Paramagnetic Acoustic Faraday Rotation in Tb3Ga5O12

TL;DR

This paper presents a new model explaining the acoustic Faraday rotation in Tb3Ga5O12, accounting for its linear frequency dependence and magnetic field resonance, resolving a long-standing theoretical discrepancy.

Contribution

The authors propose a magnetoelastic interaction model involving optical phonons to explain the linear frequency dependence of the acoustic Faraday rotation.

Findings

Rotation angle varies linearly with frequency, matching experimental observations.

The model explains the resonance in the 17-20 T magnetic field range.

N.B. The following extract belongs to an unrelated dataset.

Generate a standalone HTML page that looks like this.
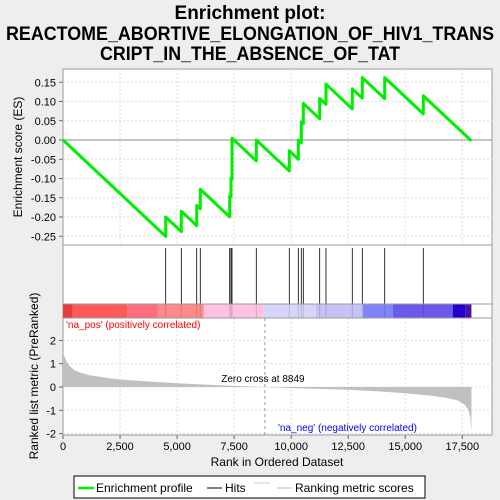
<!DOCTYPE html>
<html><head><meta charset="utf-8"><style>
html,body{margin:0;padding:0;background:#eeeeee;}
svg{display:block;font-family:"Liberation Sans",sans-serif;}
</style></head><body>
<svg id="chart" width="500" height="500" viewBox="0 0 500 500">
<rect x="0" y="0" width="500" height="500" fill="#eeeeee"/>
<g font-weight="bold" font-size="19" text-anchor="middle" fill="#000">
<text x="250" y="19">Enrichment plot:</text>
<text x="250" y="40" textLength="488" lengthAdjust="spacingAndGlyphs">REACTOME_ABORTIVE_ELONGATION_OF_HIV1_TRANS</text>
<text x="250" y="60" textLength="300" lengthAdjust="spacingAndGlyphs">CRIPT_IN_THE_ABSENCE_OF_TAT</text>
</g>
<rect x="63" y="69" width="429" height="366" fill="#fff" stroke="#999"/>
<g id="grid"></g>
<g id="es"></g>
<g id="hits"></g>
<g id="bar"></g>
<g id="metric"></g>
<g id="axes"></g>
<text x="22" y="157" transform="rotate(-90 22 157)" text-anchor="middle" font-size="12">Enrichment score (ES)</text>
<text x="38" y="376" transform="rotate(-90 38 376)" text-anchor="middle" font-size="12">Ranked list metric (PreRanked)</text>
<text x="277" y="466" text-anchor="middle" font-size="12">Rank in Ordered Dataset</text>
<g>
<rect x="74" y="476" width="351" height="22" fill="#fff" stroke="#000"/>
<line x1="78" y1="488" x2="94" y2="488" stroke="#00ee00" stroke-width="2.5"/>
<text x="96" y="492" font-size="12">Enrichment profile</text>
<line x1="207" y1="488" x2="222" y2="488" stroke="#000"/>
<text x="225" y="492" font-size="12">Hits</text>
<line x1="254" y1="483" x2="270" y2="483" stroke="#ccc"/>
<line x1="277" y1="488" x2="292" y2="488" stroke="#bbb"/>
<text x="295" y="492" font-size="12">Ranking metric scores</text>
</g>
</svg>
<script>
const NS="http://www.w3.org/2000/svg";
const totalRanks=17900;
const hitRanks=[4501,5185,5860,6017,7306,7363,7407,8472,9918,10313,10444,10532,11250,11526,12679,13117,14099,15791];
const esAfterHit=[-0.200,-0.185,-0.170,-0.128,-0.145,-0.100,0.005,0.000,-0.028,0.000,0.047,0.095,0.108,0.145,0.133,0.162,0.162,0.115];
const esMissStep=0.0000556;
const esTicks=[-0.25,-0.20,-0.15,-0.10,-0.05,0.00,0.05,0.10,0.15];
const xTicks=[0,2500,5000,7500,10000,12500,15000,17500];
const metricTicks=[-2,-1,0,1,2];
const metricRanks=[0,50,150,300,500,800,1200,2000,2500,3500,5000,6500,8000,8849,10000,11500,12500,14000,15000,16000,16800,17300,17600,17750,17850,17900];
const metricValues=[1.6,1.35,1.1,0.9,0.72,0.6,0.5,0.38,0.32,0.25,0.16,0.09,0.03,0.0,-0.05,-0.09,-0.12,-0.2,-0.27,-0.36,-0.46,-0.58,-0.75,-0.95,-1.3,-1.9];
const barBounds=[0,430,2810,4140,6170,8800,11080,13150,14450,17080,17650,17900];
const barColors=["#e83c3c","#ff5a5a","#ff6e7e","#ff8a8a","#ffc2e2","#d6d6fa","#c6c2f8","#8282fa","#6a5aea","#2400cc","#4c10a8"];
const zeroCross=8849;

const X=r=>63+r*0.022817;
const Yes=v=>140-v*385;
const Ym=v=>387-v*23.3;
function mk(tag,attrs,parent){const e=document.createElementNS(NS,tag);for(const k in attrs)e.setAttribute(k,attrs[k]);parent.appendChild(e);return e;}
const grid=document.getElementById('grid'),es=document.getElementById('es'),hits=document.getElementById('hits'),bar=document.getElementById('bar'),metric=document.getElementById('metric'),axes=document.getElementById('axes');

// grid
xTicks.forEach(t=>{if(t===0)return;[[69,245],[318,435]].forEach(([a,b])=>{const l=mk('line',{x1:X(t),x2:X(t),y1:a,y2:b,stroke:'#ddd','stroke-dasharray':'2,2'},grid);

});});
esTicks.forEach(t=>{const l=mk('line',{x1:63,x2:492,y1:Yes(t),y2:Yes(t),stroke:'#ddd','stroke-dasharray':'2,2'},grid);

});
metricTicks.forEach(t=>{const l=mk('line',{x1:63,x2:492,y1:Ym(t),y2:Ym(t),stroke:'#ddd','stroke-dasharray':'2,2'},grid);

});

// ES panel
const zl=mk('line',{x1:63,x2:492,y1:Yes(0),y2:Yes(0),stroke:'#888'},es);


let pts=[[0,0]],prevR=0,prevV=0;
hitRanks.forEach((r,i)=>{const before=prevV-esMissStep*(r-prevR);pts.push([r,before]);pts.push([r,esAfterHit[i]]);prevR=r;prevV=esAfterHit[i];});
pts.push([totalRanks,prevV-esMissStep*(totalRanks-prevR)]);
const pl=mk('polyline',{points:pts.map(p=>X(p[0])+','+Yes(p[1])).join(' '),fill:'none',stroke:'#00ee00','stroke-width':3,'stroke-linejoin':'round'},es);


mk('line',{x1:63,x2:492,y1:245,y2:245,stroke:'#999'},es);

// hits
hitRanks.forEach(r=>{const l=mk('line',{x1:X(r),x2:X(r),y1:248,y2:304,stroke:'#000','stroke-width':0.8},hits);

});

// color bar
barColors.forEach((c,i)=>{const rc=mk('rect',{x:X(barBounds[i]),y:304,width:X(barBounds[i+1])-X(barBounds[i]),height:14,fill:c},bar);

});
hitRanks.forEach(r=>{mk('line',{x1:X(r),x2:X(r),y1:304,y2:318,stroke:'rgba(0,0,0,0.15)'},bar);});
mk('line',{x1:63,x2:492,y1:304,y2:304,stroke:'#999'},bar);
mk('line',{x1:63,x2:492,y1:318,y2:318,stroke:'#999'},bar);

// metric
let mp=metricRanks.map((r,i)=>X(r)+','+Ym(metricValues[i]));
const area=mk('polygon',{points:X(0)+','+Ym(0)+' '+mp.join(' ')+' '+X(totalRanks)+','+Ym(0),fill:'#c0c0c0',stroke:'none'},metric);


const zc=mk('line',{x1:X(zeroCross),x2:X(zeroCross),y1:318,y2:435,stroke:'#999','stroke-dasharray':'3,3'},metric);


const zt=mk('text',{x:X(zeroCross)-2,y:382,'font-size':'10','text-anchor':'middle'},metric);zt.textContent='Zero cross at '+zeroCross;


const np=mk('text',{x:66,y:328,'font-size':'10',fill:'#ff0000'},metric);np.textContent="'na_pos' (positively correlated)";


const nn=mk('text',{x:278,y:431,'font-size':'10',fill:'#0000ff'},metric);nn.textContent="'na_neg' (negatively correlated)";



// axes ticks
esTicks.forEach(t=>{mk('line',{x1:59,x2:63,y1:Yes(t),y2:Yes(t),stroke:'#666'},axes);
const tx=mk('text',{x:56,y:Yes(t)+4,'font-size':'11','text-anchor':'end'},axes);tx.textContent=t.toFixed(2);

});
metricTicks.forEach(t=>{mk('line',{x1:59,x2:63,y1:Ym(t),y2:Ym(t),stroke:'#666'},axes);
const tx=mk('text',{x:56,y:Ym(t)+4,'font-size':'11','text-anchor':'end'},axes);tx.textContent=t;

});
xTicks.forEach(t=>{mk('line',{x1:X(t),x2:X(t),y1:435,y2:439,stroke:'#666'},axes);
const tx=mk('text',{x:X(t),y:450,'font-size':'11','text-anchor':'middle'},axes);tx.textContent=t.toLocaleString('en-US');

});
</script>
</body></html>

It provides a general mechanism applicable to non-Bravais lattices.

Abstract

The acoustic Faraday rotation in the 4f paramagnet Tb3Ga5O12 has recently been observed by Sytcheva et al (arXiv:1006.0141). As in earlier examples the rotation angle per unit length of transverse acoustic modes was found to depend linearly on sound frequency. Existing theories for this effect consistently require that it should vary with the square of the frequency. In the present work a solution for this long-standing problem is provided. We propose a model based on magnetoelastic interactions with 4f quadrupole moments that includes both acoustic and optical phonons. The symmetry allows a direct and induced coupling between the latter. This leads to an indirect acoustic Faraday rotation via the field induced splitting of doubly degenerate optical phonon modes. It varies linearly with frequency in accordance with experiment and dominates the rotation angle. It also explains the observed resonance of the rotation angle in the field range between 17-20 T. The mechanism is of general validity for non-Bravais lattices and applies to previous examples of the acoustic Faraday effect.